Zara Phillips has pulled her royal weight, helping put Britain in medal contention heading into Tuesday's show jumping final of the three-discipline Olympic equestrian eventing competition.
Phillips, the 31-year-old granddaughter of Queen Elizabeth II, scored a penalty-free ride through the treacherous cross-country event Monday, negotiating her horse over 28 obstacles and a slippery course that claimed a dozen fallen riders.
"The crowd was unbelievable!" Phillips said after she finished Day 2 of her Olympic equestrian debut. "I hope I didn't take any heads off on the way cutting corners."
Hers was one of the top three scores counted in Britain's second-place standings with 130.2 points. Germany led with 124.7 points and Sweden was third with 131.4. The United States was fifth with 155.2.
Phillips, a former world and European eventing champion who is 14th in line to the throne, said the only drawback to the raucous cheers was that she couldn't hear the timer ticking on her wrist. Timer or no, her under-the-limit ride added no further penalty points to her 46.1 score from dressage a day earlier and left her tied for 10th place in the individual standings.
Like golf, the low score wins in equestrian eventing.
On Tuesday, the riders will compete in a jumping course inside the arena that tests agility and the horse's ability to recover from the arduous cross-country run the day before. The lowest three scores for each team will count for the team total. The lowest 25 scores go forward to the individual jumping competition later Tuesday.
Ingrid Klimke, part of the gold-winning German eventing team in 2008, was tied for first place in the individual standings with Sweden's Sara Algotsson Ostholt at 39.3 points. Mark Todd of New Zealand, who won individual gold in eventing in 1984 and 1988, was in third place with 39.5 points after incurring a slight time penalty.
Klimke, a skier when not riding, said she was behind midway and knew she had to egg on her horse Butts Abraxxas to keep the pace. "That's why at the first downhill I went like in skiing, felt like 'schussing' downhill. But at the nine-minute marker I knew we would make it," she said.
William and Harry watched from the main equestrian arena, joined by William's wife, Kate, and Camilla, the wife of Prince Charles. Kate wore a white blouse and navy blue jacket, keeping in line with the Union Jack colors the royal family has worn to Olympic events so far.
Seated alongside William and Harry were Phillips' other first cousins, Princess Beatrice and Princess Eugenie, the daughters of Prince Andrew.
Phillips' mother, Princess Anne, herself a former Olympian eventing competitor, watched from the grounds of the twisty, hilly course dotted with 28 fences, hedges and water obstacles in Greenwich Park, London's oldest royal park.
Phillips said her time -- well inside the 10-minute, 3-second time limit -- was particularly good given that her horse, High Kingdom, lost a shoe during the ride.

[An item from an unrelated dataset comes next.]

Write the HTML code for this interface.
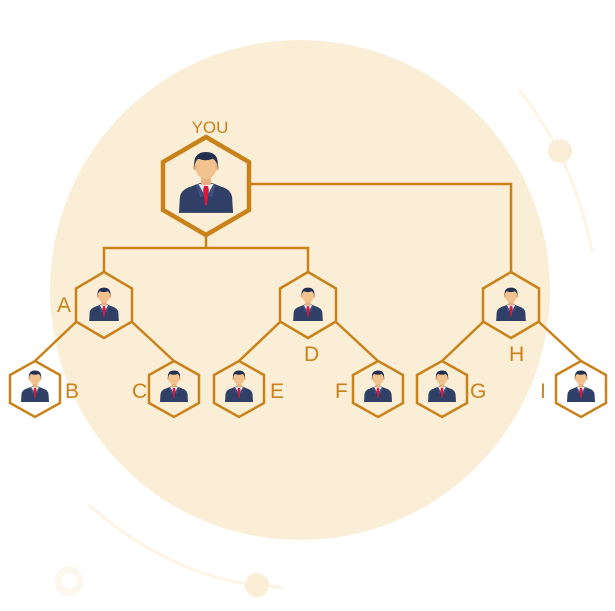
<!DOCTYPE html>
<html><head><meta charset="utf-8"><style>
html,body{margin:0;padding:0;background:#fff;}
svg{display:block;}
text{font-family:"Liberation Sans",sans-serif;fill:#c9821a;}
</style></head><body>
<svg width="615" height="611" viewBox="0 0 615 611" xmlns="http://www.w3.org/2000/svg">
<defs>
<symbol id="p" viewBox="0 0 60 66">
  <path d="M2 66 L3 50 Q4 42 14 39 L24 35 L36 35 L46 39 Q56 42 57 50 L58 66 Z" fill="#2f3f66"/>
  <path d="M22 36 L30 50 L38 36 Z" fill="#eef3f8"/>
  <rect x="25" y="28" width="10" height="9" fill="#e8b07e"/>
  <path d="M28 38 L32 38 L33 42 L31 58 L29 58 L27 42 Z" fill="#e0163a"/>
  <path d="M22 36 L28 48 L24 50 L20 38 Z M38 36 L32 48 L36 50 L40 38 Z" fill="#3e5080"/>
  <ellipse cx="30" cy="18" rx="11" ry="13" fill="#f2c28e"/>
  <ellipse cx="18.5" cy="19" rx="2" ry="3" fill="#e8b07e"/>
  <ellipse cx="41.5" cy="19" rx="2" ry="3" fill="#e8b07e"/>
  <path d="M18 19 Q16 3 30 3 Q44 3 42 19 Q41 12 37 10 Q30 13 22 10 Q19 12 18 19 Z" fill="#24304f"/>
</symbol>
</defs>
<circle cx="300" cy="290" r="250" fill="#fbeed6"/>
<path d="M519 90 Q575 160 592 252" fill="none" stroke="#fcf4e6" stroke-width="3"/>
<circle cx="560" cy="151" r="12" fill="#fbeed6"/>
<path d="M89 505 Q180 585 283 587" fill="none" stroke="#fcf4e6" stroke-width="3"/>
<circle cx="257" cy="585" r="12" fill="#fbeed6"/>
<circle cx="69" cy="581" r="11" fill="none" stroke="#fdf8ee" stroke-width="7"/>

<g fill="none" stroke="#c9821a" stroke-width="2.5">
  <path d="M206 235 V248 M104 272 V248 H308 V272 M249 184 H511 V272"/>
  <path d="M76 322 L35 361 M132 322 L174 361 M280 322 L239 361 M336 322 L378 361 M483 322 L442 361 M539 322 L581 361"/>
</g>
<g fill="none" stroke="#c9821a">
  <polygon stroke-width="4.5" points="206,137 249,162 249,210 206,235 163,210 163,162"/>
  <g stroke-width="2.5">
    <polygon points="104,272 132,288.5 132,321.5 104,338 76,321.5 76,288.5"/>
    <polygon points="308,272 336,288.5 336,321.5 308,338 280,321.5 280,288.5"/>
    <polygon points="511,272 539,288.5 539,321.5 511,338 483,321.5 483,288.5"/>
    <polygon points="35,361 60,375 60,403 35,417 10,403 10,375"/>
    <polygon points="174,361 199,375 199,403 174,417 149,403 149,375"/>
    <polygon points="239,361 264,375 264,403 239,417 214,403 214,375"/>
    <polygon points="378,361 403,375 403,403 378,417 353,403 353,375"/>
    <polygon points="442,361 467,375 467,403 442,417 417,403 417,375"/>
    <polygon points="581,361 606,375 606,403 581,417 556,403 556,375"/>
  </g>
</g>
<use href="#p" x="177" y="149" width="58" height="64"/>
<use href="#p" x="88" y="286" width="32" height="35"/>
<use href="#p" x="292" y="286" width="32" height="35"/>
<use href="#p" x="495" y="286" width="32" height="35"/>
<use href="#p" x="20" y="369" width="30" height="33"/>
<use href="#p" x="159" y="369" width="30" height="33"/>
<use href="#p" x="224" y="369" width="30" height="33"/>
<use href="#p" x="363" y="369" width="30" height="33"/>
<use href="#p" x="427" y="369" width="30" height="33"/>
<use href="#p" x="566" y="369" width="30" height="33"/>

<text x="210" y="133" font-size="17" text-anchor="middle">YOU</text>
<g font-size="21">
<text x="57" y="312">A</text>
<text x="65" y="398">B</text>
<text x="132" y="398">C</text>
<text x="304" y="361">D</text>
<text x="270" y="398">E</text>
<text x="335" y="398">F</text>
<text x="470" y="398">G</text>
<text x="509" y="361">H</text>
<text x="540" y="398">I</text>
</g>
</svg>
</body></html>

That made it tougher for him to keep his footing and make the quick turns needed to complete the 5.7-kilometer (3.5-mile) course within the time limit.
"He did amazing," she said.
"He really grew up and stepped up to the plate."
She mentioned that Monday was a special day for other reasons too: Last July 30, she married England rugby player Mike Tindall in the "other" royal wedding of 2011 that followed William and Kate's nuptials.
The thrilling cross-country portion of the three-discipline eventing competition is designed to test horse and rider endurance -- and guts -- and the course up and down the hills of Greenwich Park fit the bill. There were razor-sharp turns in between jumps, blind 2-meter (6-foot) drops and tricky combination fences -- each one designed with a very British story behind it.
The first few horses out Monday seemed to handle the course relatively well, but as the afternoon wore on a dozen riders fell from their mounts. The individual leader from dressage, Japan's Oiwa Yoshiaki, fell at jump 20, a steep 2-meter cliff with a deceptive second jump right after.
Several of the riders who fell wore protective vests that inflated much like airbags upon impact. One rider, Hawley Bennett-Awad of Canada, was in the hospital under observation, but there were no serious injuries reported among the other fallen riders or horses.
Thousands of people lined the narrow course to watch the horses, getting an unusually close view of them and enjoying a festive picnic atmosphere on the grass. Some riders complained that their horses got spooked by their proximity, others said the closeness of the crowd actually kept their horses straight on the course.